A typical conversation about News

I have a friend who regularly appears on MSNBC, CNN, NPR, The News Hour with Jim Lehrer, and in the Times and the Wall Street Journal. He runs an economic think-tank and a small hedge fund. I'll call him Skipper, because I like that word, and I shouldn't write his name and it's annoying to keep writing My friend.

The other day, I met him before his work out, at a place called Joe’s, the science of coffee that sells very strong Coffee.

He began the conversation by saying that “the fourth estate (a.k.a. the press) is history.”

He was feeling cynical because he’d taken time to prepare for an interview about the latest jobs report and at the last minute the show had called it off because “there wasn’t enough ‘news’ in the report.”

He admitted that the number had not represented a dramatic shift, but said that beneath the surface there was actually newsworthy stuff, for example: the greatest number of jobs eliminated in the last month (some 50,000) were teaching jobs.

“So if a certain fact doesn’t fit into the ‘trend’ they were putting together as a narrative they don’t bother to report it,” he complained, gulping his coffee.

The next exhibit in his case against the integrity of journalism was his own father, a professor of physics. His father is from southern India, generally a democrat and tends towards the view that the global distribution of wealth is “not really fair.”

His father shocked him by saying “The other day I discovered that Clinton never really had budget surpluses… it was all accounting tricks.”

Skipper, who is acutely aware of Clinton’s budget surpluses, asked his father how he had come to this conclusion.

“Oh, I saw it on some news report,” his father had said.

Relaying the story, Skipper got really annoyed. “In a country that fires teachers to balance budgets, where a physicist who cares about politics, can’t even tell when a lie presented as news is false, what hope is there for a well informed public?” Skip wondered out loud.

“Clinton raised taxes very slightly, bought fewer aircraft carriers, happened to be in office during a rally in the stock market and was able to balance the budget.

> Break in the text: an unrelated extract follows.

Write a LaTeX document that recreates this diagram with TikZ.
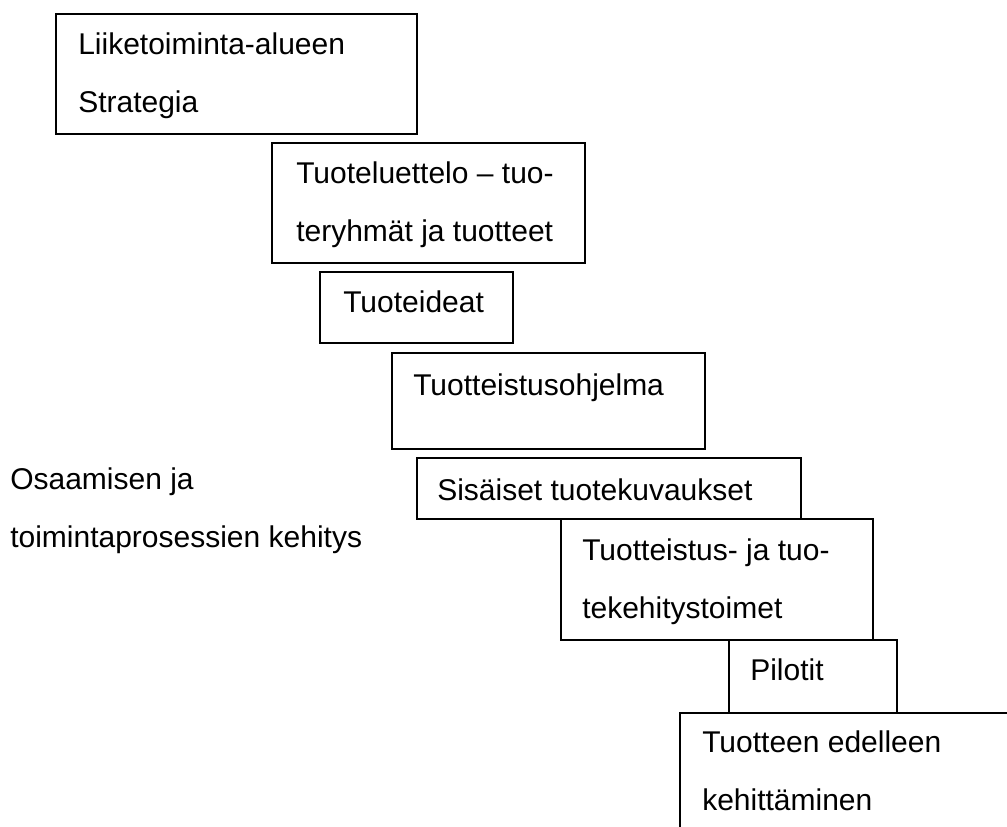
\documentclass[tikz,border=0pt]{standalone}
\usepackage{fontspec}
\setmainfont{Liberation Sans}
\usetikzlibrary{fit}

\tikzset{
  stage/.style={draw=black, line width=1.2pt, rectangle, inner sep=0pt},
  lbl/.style={anchor=base west, align=left, inner sep=0pt,
    font=\fontsize{22.5}{43.5}\selectfont}
}

\begin{document}
\begin{tikzpicture}[x=0.75pt, y=-0.75pt]

% Page (1007 x 827 px), last box runs off the edge
\path[use as bounding box, clip] (0,0) rectangle (1007,827);

% Boxes
\node[stage, fit={(56,14) (417,134)}] (strat) {};
\node[stage, fit={(272,143) (585,263)}] (luettelo) {};
\node[stage, fit={(320,272) (513,343)}] (ideat) {};
\node[stage, fit={(392,353) (705,449)}] (ohjelma) {};
\node[stage, fit={(417,458) (801,519)}] (kuvaus) {};
\node[stage, fit={(561,519) (873,640)}] (toimet) {};
\node[stage, fit={(729,640) (897,713)}] (pilotit) {};
\node[stage, fit={(680,713) (1030,860)}] (jatko) {};

% Texts (base = baseline of the last line)
\node[lbl] (stratT) at (78,113) {Liiketoiminta-alueen\\Strategia};
\node[lbl] (luetteloT) at (296,242) {Tuoteluettelo – tuo-\\teryhmät ja tuotteet};
\node[lbl] (ideatT) at (343,313) {Tuoteideat};
\node[lbl] (ohjelmaT) at (413,395) {Tuotteistusohjelma};
\node[lbl] (kuvausT) at (437,500) {Sisäiset tuotekuvaukset};
\node[lbl] (toimetT) at (582,618) {Tuotteistus- ja tuo-\\tekehitystoimet};
\node[lbl] (pilotitT) at (750,680) {Pilotit};
\node[lbl] (jatkoT) at (702,810) {Tuotteen edelleen\\kehittäminen};

% Side note
\node[lbl] (osaam) at (10,547) {Osaamisen ja\\toimintaprosessien kehitys};

\end{tikzpicture}
\end{document}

It isn’t rocket science to understand that, but somehow the press can’t manage to make a simple fact clear,” he vented and took another huge slurp of his Ethiopian-Sumatran blend.

Because he was frustrated, he didn’t realize at first that he was complaining as much about the people who watch the news as the people who report it.

Eventually, he modified his mild rant to target unsophisticated viewers and his point morphed into a sort of tree falling in the forest analogy.

“If economic reality is reported to a person who doesn’t understand economics (i.e. the average American voter) was it really reported?”

His frustration inspired him to continue asking absurd circular questions:

“If reality is complex, and America is busy firing teachers, what is the point of reporting reality?”

“If two journalist’s call each other liars and one is telling the truth, how does the average American tell the difference?”

Skipper was by now very amped on coffee. It’s a part of his workout regime to get his heart rate up. As he jogged off towards the gym he left me with following advise:

“Dude, why don’t you try this headline? Jobs report reveals- reality too complex. Americans unable to pay attention in class, fire 50,000 teachers last month.”

There is no point to this story, there is undoubtedly nothing that can change the fact that most Americans form opinions based on gut feeling and occasional TV watching.